REXBURG, Idaho — What has happened at BYU-Idaho — in its transition from Ricks College — in the past 15 months is a two-fold miracle, declared Elder Henry B. Eyring of the Quorum of the Twelve during a special campus devotional here Sept. 18. And in this process, "the people here have set an example for us worthy of our support and our emulation."
"They were forced to learn about rapid change. Fifteen months ago, without warning, they were told that the two-year Ricks College was to become the four-year BYU-Idaho. What they have done since then is miraculous," said Elder Eyring, who is also Church Commissioner of Education.
Elder Eyring's devotional address was among a host of homecoming week activities celebrating the first semester of BYU-Idaho, at which the first classes began Sept. 4. In June 2000, President Gordon B. Hinckley announced Ricks College would become a four-year university.
Speaking of the two-fold miracle, Elder Eyring said: "First, there is the miracle in how much they have done. In those 15 months, they created a detailed plan, hired new faculty, received conditional accreditation status which could have taken years, and then launched this new venture, BYU-Idaho. And change will not end. The phrase 'Rethinking Education' is not to be only a slogan for the transformation from a two to four-year status. The school is to be a place of educational innovation, permanently.

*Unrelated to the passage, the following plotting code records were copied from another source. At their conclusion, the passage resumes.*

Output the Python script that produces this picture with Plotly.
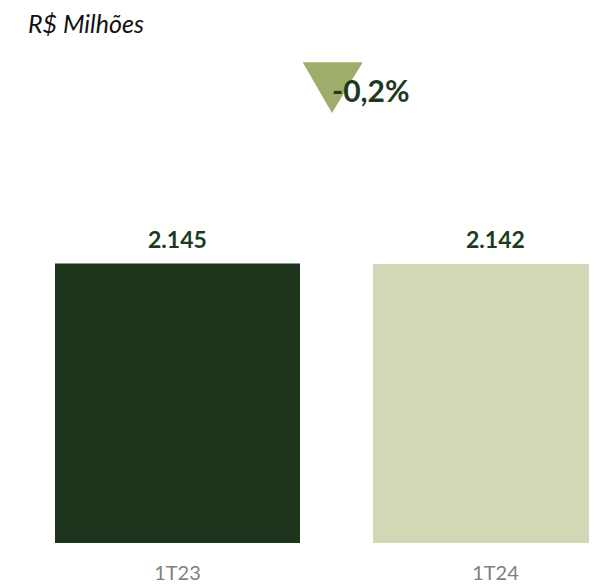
import plotly.graph_objects as go

categories = ["1T23", "1T24"]
values = [2145, 2142]
value_labels = ["2.145", "2.142"]
bar_colors = ["#1c331c", "#d1d8b5"]
change_label = "-0,2%"
unit_label = "R$ Milhões"

PAGE_W, PAGE_H = 597, 584
OFF = 8  # page body margin offset
W, H = PAGE_W - OFF, PAGE_H - OFF
plot_bottom = 548 - OFF
mb = H - plot_bottom
plot_h = plot_bottom
bar_top_px = 266 - OFF
ymax = values[0] * plot_h / (plot_h - bar_top_px)

c0 = 177.5 - OFF
c1 = 495.5 - OFF
unit = c1 - c0

fig = go.Figure()
fig.add_trace(go.Bar(
    x=list(range(len(categories))),
    y=values,
    marker=dict(color=bar_colors, line=dict(width=0)),
    width=245 / unit,
    hoverinfo="skip",
))

for i, (v, lab) in enumerate(zip(values, value_labels)):
    fig.add_annotation(
        x=i, y=v, xref="x", yref="y", text=f"<b>{lab}</b>",
        showarrow=False, yanchor="middle", yshift=25,
        font=dict(family="Lato", size=23, color="#1e3a1e"),
    )

def px_x(p):
    return (p - OFF) / W

def px_y(p):
    return (plot_bottom - (p - OFF)) / plot_h

fig.add_shape(
    type="path", xref="paper", yref="paper",
    path=f"M {px_x(302.7)},{px_y(62.7)} L {px_x(362.7)},{px_y(62.7)} L {px_x(332)},{px_y(114)} Z",
    fillcolor="#9fad6b", line=dict(width=0),
)
fig.add_annotation(
    x=px_x(370.5), y=px_y(91), xref="paper", yref="paper",
    text=f"<b>{change_label}</b>", showarrow=False,
    xanchor="center", yanchor="middle",
    font=dict(family="Lato", size=30, color="#1e3a1e"),
)
fig.add_annotation(
    x=px_x(26), y=px_y(23), xref="paper", yref="paper",
    text=f"<i>{unit_label}</i>", showarrow=False,
    xanchor="left", yanchor="middle",
    font=dict(family="Lato", size=25, color="#111111"),
)

fig.update_layout(
    width=W, height=H,
    margin=dict(l=0, r=0, t=0, b=mb),
    paper_bgcolor="white", plot_bgcolor="white",
    showlegend=False,
    xaxis=dict(
        range=[-c0 / unit, 1 + (W - c1) / unit],
        tickmode="array", tickvals=list(range(len(categories))), ticktext=categories,
        showgrid=False, zeroline=False, showline=False, ticks="",
        tickfont=dict(family="Lato", size=20, color="#808080"),
        ticklabelstandoff=16,
    ),
    yaxis=dict(range=[0, ymax], visible=False, showgrid=False, zeroline=False),
)

fig.write_html("out.html")
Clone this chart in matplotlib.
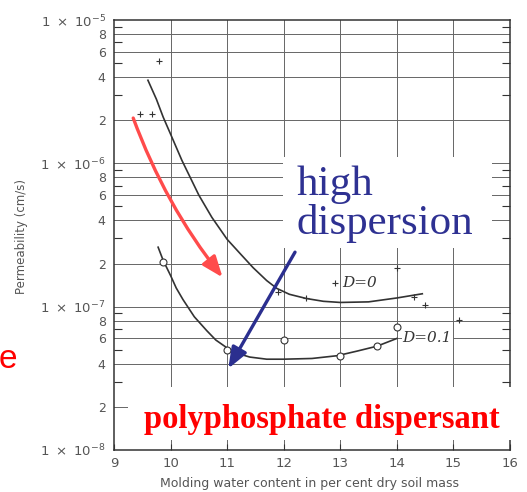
import matplotlib
matplotlib.use("Agg")
from matplotlib import pyplot as plt
from matplotlib.patches import Rectangle
from matplotlib.ticker import FixedLocator, NullFormatter
import numpy as np

# curva D=0
d0_x = [9.6, 9.75, 9.87, 10.0, 10.2, 10.5, 10.73, 11.0, 11.25, 11.46, 11.7, 11.88, 12.1, 12.4, 12.7, 13.0, 13.5, 14.0, 14.45]
d0_y = [3.8e-6, 2.8e-6, 2.1e-6, 1.6e-6, 1.05e-6, 6.0e-7, 4.2e-7, 2.95e-7, 2.3e-7, 1.87e-7, 1.52e-7, 1.34e-7, 1.22e-7, 1.14e-7, 1.09e-7, 1.07e-7, 1.08e-7, 1.15e-7, 1.23e-7]

# curva D=0.1
d1_x = [9.78, 9.87, 10.0, 10.1, 10.22, 10.42, 10.64, 10.8, 11.0, 11.2, 11.4, 11.7, 12.0, 12.5, 12.95, 13.3, 13.65, 14.0]
d1_y = [2.6e-7, 2.1e-7, 1.65e-7, 1.35e-7, 1.12e-7, 8.5e-8, 6.8e-8, 5.85e-8, 5.15e-8, 4.7e-8, 4.45e-8, 4.3e-8, 4.3e-8, 4.35e-8, 4.55e-8, 4.9e-8, 5.3e-8, 6.0e-8]

# pontos medidos
plus_x = [9.46, 9.67, 9.8, 11.9, 12.4, 12.9, 14.0, 14.3, 14.5, 15.1]
plus_y = [2.2e-6, 2.2e-6, 5.2e-6, 1.26e-7, 1.15e-7, 1.47e-7, 1.85e-7, 1.16e-7, 1.03e-7, 8.1e-8]
circ_x = [9.87, 11.0, 12.0, 13.0, 13.65, 14.0]
circ_y = [2.04e-7, 5.0e-8, 5.9e-8, 4.5e-8, 5.3e-8, 7.2e-8]

x_ticks = [9, 10, 11, 12, 13, 14, 15, 16]
y_major = [1e-8, 2e-8, 4e-8, 6e-8, 8e-8, 1e-7, 2e-7, 4e-7, 6e-7, 8e-7,
           1e-6, 2e-6, 4e-6, 6e-6, 8e-6, 1e-5]
y_major_labels = [r"$1\ \times\ 10^{-8}$", "2", "4", "6", "8", r"$1\ \times\ 10^{-7}$", "2", "4", "6", "8",
                  r"$1\ \times\ 10^{-6}$", "2", "4", "6", "8", r"$1\ \times\ 10^{-5}$"]
y_minor = [3e-8, 5e-8, 7e-8, 9e-8, 3e-7, 5e-7, 7e-7, 9e-7, 3e-6, 5e-6, 7e-6, 9e-6]

grey = "#555555"
dark = "#333333"

fig = plt.figure(figsize=(5.27, 4.92), dpi=100)
ax = fig.add_axes([0.2163, 0.0854, 0.7514, 0.8739])
ax.set_yscale("log")
ax.set_xlim(9, 16)
ax.set_ylim(1e-8, 1e-5)

ax.yaxis.set_major_locator(FixedLocator(y_major))
ax.set_yticklabels(y_major_labels)
ax.yaxis.set_minor_locator(FixedLocator(y_minor))
ax.yaxis.set_minor_formatter(NullFormatter())
ax.set_xticks(x_ticks)
ax.set_xticklabels([str(v) for v in x_ticks])

ax.tick_params(axis="y", which="both", direction="in", right=True, colors=dark, labelcolor=grey, labelsize=9, pad=6)
ax.tick_params(axis="y", which="major", length=0)
ax.tick_params(axis="y", which="minor", length=6, width=0.8)
ax.tick_params(axis="x", direction="in", length=4, width=0.8, colors=dark, labelcolor=grey, labelsize=9.5, pad=5)
for lbl in ax.get_yticklabels():
    if "times" in lbl.get_text():
        lbl.set_fontsize(9.5)

for v in y_major[1:-1]:
    ax.axhline(v, color="#666666", lw=0.7, zorder=0)
for v in x_ticks[1:-1]:
    ax.axvline(v, color="#666666", lw=0.7, zorder=0)
for s in ax.spines.values():
    s.set_color(dark)
    s.set_linewidth(1.1)

ax.plot(d0_x, d0_y, color=dark, lw=1.2, zorder=2)
ax.plot(d1_x, d1_y, color=dark, lw=1.2, zorder=2)
ax.plot(plus_x, plus_y, ls="none", marker="+", ms=5, mew=0.8, color=dark, zorder=3)
ax.plot(circ_x, circ_y, ls="none", marker="o", ms=5, mew=0.8, mfc="white", mec=dark, zorder=3)

ax.text(13.04, 1.47e-7, "D=0", fontsize=11, family="DejaVu Serif", style="italic", color=dark, va="center")
ax.text(14.1, 6.0e-8, "D=0.1", fontsize=11, family="DejaVu Serif", style="italic", color=dark, va="center",
        bbox=dict(facecolor="white", edgecolor="none", pad=0.5))

fig.text(22 / 527, 1 - 237 / 492, "Permeability (cm/s)", rotation=90, fontsize=8.5, color=grey, ha="center", va="center")
fig.text(309 / 527, 1 - 483 / 492, "Molding water content in per cent dry soil mass", fontsize=9, color=grey, ha="center", va="center")

# setas
ax.annotate("", xy=(10.92, 1.6e-7), xytext=(9.34, 2.07e-6),
            arrowprops=dict(arrowstyle="-|>,head_length=0.9,head_width=0.35", color="#ff4b4b", lw=2.4,
                            connectionstyle="arc3,rad=0.08", mutation_scale=14, shrinkA=0, shrinkB=0), zorder=4)
ax.annotate("", xy=(11.02, 3.7e-8), xytext=(12.2, 2.4e-7),
            arrowprops=dict(arrowstyle="-|>,head_length=0.9,head_width=0.35", color="#2b2f8f", lw=2.4,
                            mutation_scale=14, shrinkA=0, shrinkB=0), zorder=4)

# caixas brancas com texto
fig.patches.append(Rectangle((283 / 527, 1 - 248 / 492), 209 / 527, 91 / 492, transform=fig.transFigure,
                             facecolor="white", edgecolor="none", zorder=1))
fig.text(297 / 527, 1 - 195 / 492, "high", fontsize=31, family="Liberation Serif", color="#2e3192", va="baseline", zorder=3)
fig.text(297 / 527, 1 - 234 / 492, "dispersion", fontsize=31, family="Liberation Serif", color="#2e3192", va="baseline", zorder=3)

fig.patches.append(Rectangle((128 / 527, 1 - 440 / 492), 385 / 527, 53 / 492, transform=fig.transFigure,
                             facecolor="white", edgecolor="none", zorder=1))
fig.text(322 / 527, 1 - 428 / 492, "polyphosphate dispersant", fontsize=23.5, family="Liberation Serif",
         weight="bold", color="#ff0000", ha="center", va="baseline", zorder=3)

fig.text(17 / 527, 1 - 359 / 492, "e", fontsize=24, family="Liberation Sans", color="#ff0000", ha="right", va="center")

fig.savefig("out.png", dpi=100)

"The second part of the miracle is the way they have made the changes. The people who serve here have found a way to make changes — great and rapid changes — that will enhance, not replace, the best of what the school has always been. When you return in some distant future, you will find great innovation has become commonplace, and yet, amidst all the change the school will have retained and enriched the basic characteristics which blessed your life."
Elder Eyring then spoke of these basic characteristics and how they were not only maintained but also applied during the transition from Ricks College to BYU-Idaho. The first goal in the prospectus to the accrediting agency states: "To build testimonies of the restored gospel of Jesus Christ and to encourage living its principles."

"That choice to put the Savior and His purposes first is the primary basis of my confidence in the future. Every innovation will be measured against this test of the heart. The cumulative effect of change here will be to build testimony and accelerate true conversion. And the effect of that goal will be to bring teachers here who have the Savior and His goals in their hearts."
The choice to put the Savior at the center led to other key choices, Elder Eyring continued. These choices include an emphasis on undergraduate learning, with no faculty ranking and no graduate programs, as explained by President Hinckley when he announced BYU-Idaho. "Only people who put the Savior first and take His life as their model could do that, since it is so foreign to so much of what goes on in universities."
Another of the school's characteristics that will continue is frugality, Elder Eyring said. "There will come times when the Lord's prophet will ask us to do more with less. Knowing that will come, we must find ways to improve and to innovate which require little or no money. We will depend more upon inspiration and perspiration to make improvements than upon buildings and equipment."
For these characteristics to continue, Elder Eyring said, the students must play a major part. "It is their faith in the Lord Jesus Christ, in His restored gospel, and their obedience to His commandments which will put Him at the center of the school. Their faith will largely determine whether we learn here by study and also by faith. As we do, we will attain academic excellence."